In 1999, he expressed relief that the city settled out of court with former recreation director and financial mismanagement whistleblower Brad Baxter. In 2005 he supported efforts to mitigate the spike in crime in Richmond stating, "Our purpose is to take pro-active steps by implementing a firearm violence prevention action plan through a collaborative effort with the Richmond Police Department, the faith community, the state and federal law enforcement agencies and the citizens of the city..."

Márquez lost his seat in 2001 during a run for mayor, but was re-elected in 2004 with support from the unions representing Richmond police officers and firefighters. He was also supported in 2004 by the Keep Richmond Safe Committee that was accused of "mudslinging" and whose campaign was developed by a former city fire captain that underwent house arrest and FBI investigations for vote buying

===2006–present===
He was re-elected in 2006 and was chosen vice mayor by his colleagues. In 2007, he expressed support for the city's undocumented illegal residents saying the city had a responsibility to investigate the raids by immigration enforcement. He also sponsored legislation the expand the University of California Berkeley facilities at the Richmond Field Station along with Nat Bates and Maria Viramontes.

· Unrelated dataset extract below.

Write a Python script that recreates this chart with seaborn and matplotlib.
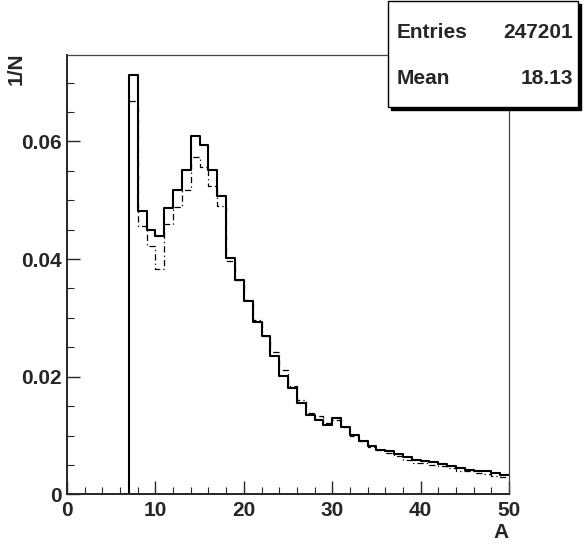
import numpy as np
import pandas as pd
import seaborn as sns
import matplotlib.pyplot as plt
from matplotlib.patches import Rectangle
from matplotlib.ticker import MultipleLocator

# bin edges 7..50, one unit wide
bin_edges = list(range(7, 51))

solid_vals = [0.0713, 0.0481, 0.0449, 0.0440, 0.0487, 0.0518, 0.0552, 0.0610, 0.0594, 0.0551,
              0.0508, 0.0401, 0.0365, 0.0328, 0.0293, 0.0269, 0.0235, 0.0202, 0.0180, 0.0155,
              0.0135, 0.0126, 0.0118, 0.0129, 0.0115, 0.0101, 0.0091, 0.0082, 0.0076, 0.0073,
              0.0069, 0.0064, 0.0059, 0.0057, 0.0055, 0.0052, 0.0049, 0.0044, 0.0042, 0.0040,
              0.0039, 0.0037, 0.0033]

dashdot_vals = [0.0668, 0.0457, 0.0423, 0.0383, 0.0460, 0.0488, 0.0517, 0.0573, 0.0556, 0.0524,
                0.0491, 0.0397, 0.0365, 0.0331, 0.0296, 0.0270, 0.0242, 0.0211, 0.0185, 0.0161,
                0.0139, 0.0133, 0.0121, 0.0127, 0.0115, 0.0100, 0.0090, 0.0080, 0.0075, 0.0070,
                0.0065, 0.0058, 0.0054, 0.0053, 0.0050, 0.0048, 0.0045, 0.0040, 0.0039, 0.0037,
                0.0035, 0.0032, 0.0029]

stat_labels = ["Entries", "Mean"]
stat_values = ["247201", "18.13"]

centers = np.array(bin_edges[:-1]) + 0.5
df = pd.DataFrame({"A": np.concatenate([centers, centers]),
                   "w": solid_vals + dashdot_vals,
                   "set": ["solid"] * len(solid_vals) + ["dashdot"] * len(dashdot_vals)})

sns.set_style("ticks")
plt.rcParams['font.family'] = ['Liberation Sans', 'DejaVu Sans']
plt.rcParams['font.weight'] = 'bold'

fig = plt.figure(figsize=(5.84, 5.47), dpi=100)
ax = fig.add_axes([0.1147, 0.0962, 0.757, 0.8033])

sns.histplot(data=df[df.set == "solid"], x="A", weights="w", bins=bin_edges,
             element="step", fill=False, color="black", linewidth=1.5, ax=ax)
sns.histplot(data=df[df.set == "dashdot"], x="A", weights="w", bins=bin_edges,
             element="step", fill=False, color="black", linewidth=0.9,
             linestyle=(0, (5, 2.5, 1, 2.5)), ax=ax)
# left edge of the histogram drops to zero
ax.vlines(bin_edges[0], 0, solid_vals[0], color="black", linewidth=1.5)

ax.set_xlim(0, 50)
ax.set_ylim(0, 0.0747)
ax.xaxis.set_major_locator(MultipleLocator(10))
ax.xaxis.set_minor_locator(MultipleLocator(2))
ax.yaxis.set_major_locator(MultipleLocator(0.02))
ax.yaxis.set_minor_locator(MultipleLocator(0.005))
ax.yaxis.set_major_formatter(plt.FuncFormatter(lambda v, p: "0" if v == 0 else f"{v:.2f}"))

ax.tick_params(which="major", direction="in", length=9.5, width=1.0, labelsize=15)
ax.tick_params(which="minor", direction="in", length=4.8, width=0.8)
ax.tick_params(axis="y", which="major", pad=4)
ax.tick_params(axis="x", which="major", pad=5)
for t in ax.get_xticklabels() + ax.get_yticklabels():
    t.set_fontweight("bold")

for s in ["left", "bottom"]:
    ax.spines[s].set_linewidth(1.4)
for s in ["top", "right"]:
    ax.spines[s].set_linewidth(0.9)
    ax.spines[s].set_color("#444444")

ax.set_xlabel("A", fontsize=15, fontweight="bold", loc="right")
ax.xaxis.set_label_coords(1.0, -0.065)
ax.set_ylabel("1/N", fontsize=15, fontweight="bold", loc="top")
ax.yaxis.set_label_coords(-0.093, 1.005)

# stat box with shadow, in figure pixels
W, H = 584, 547
fig.patches.append(Rectangle((391 / W, (H - 110) / H), 190 / W, 106 / H,
                             transform=fig.transFigure, facecolor="black",
                             edgecolor="black", zorder=5))
fig.patches.append(Rectangle((388 / W, (H - 107) / H), 190 / W, 106 / H,
                             transform=fig.transFigure, facecolor="white",
                             edgecolor="black", linewidth=1.0, zorder=6))
for i, (lab, val) in enumerate(zip(stat_labels, stat_values)):
    y = (H - 32 - i * 46) / H
    fig.text(397 / W, y, lab, fontsize=15, fontweight="bold", va="center", ha="left", zorder=7)
    fig.text(573 / W, y, val, fontsize=15, fontweight="bold", va="center", ha="right", zorder=7)

fig.savefig("out.png", dpi=100)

He was defeated for re-election in 2008. Also in 2008 he was part of the "Chevron 5" along with councilmembers Maria Viramontes, Harpreet Sandhu, Ludmyrna Lopez, and Nat Bates supporting massive expansion of the Chevron Richmond Refinery. He also opposed measure T, a voter initiative passed by the people of Richmond that taxed the company 16,000,000 dollars annually in order to pay for city services. Also at this time Chevron Corporation gave BAPAC $1,500 that was used in his campaign.

In 2009 he continued to support the Guideville Band of Pomo Indians plan to build a Las Vegas style casino on the former Point Molate Fuel Depot and Winehaven National Historic District, citing the jobs potential. In 2012 he was supportive of memorializing the Marina Bay Parkway underpass for fallen Richmond Police Department officer Bradley Moody of which is said was "gentle" and "always smiling".

In April 2012 he was appointed to represent the Contra Costa Community College District on the as-yet-unnamed successor organization to the Pinole Redevelopment Agency. He is an elected board member for the college district with a term that will expire in 2014.

==Recognition==
He was the 2006 Contra Costa County Hispanic of the Year. For his years of distinguished service he was honored by a California assembly resolution for outstanding community service by state assemblyman Robert Campbell of California's 11th district.

== Personal life ==
He and his wife, Marie, have five children.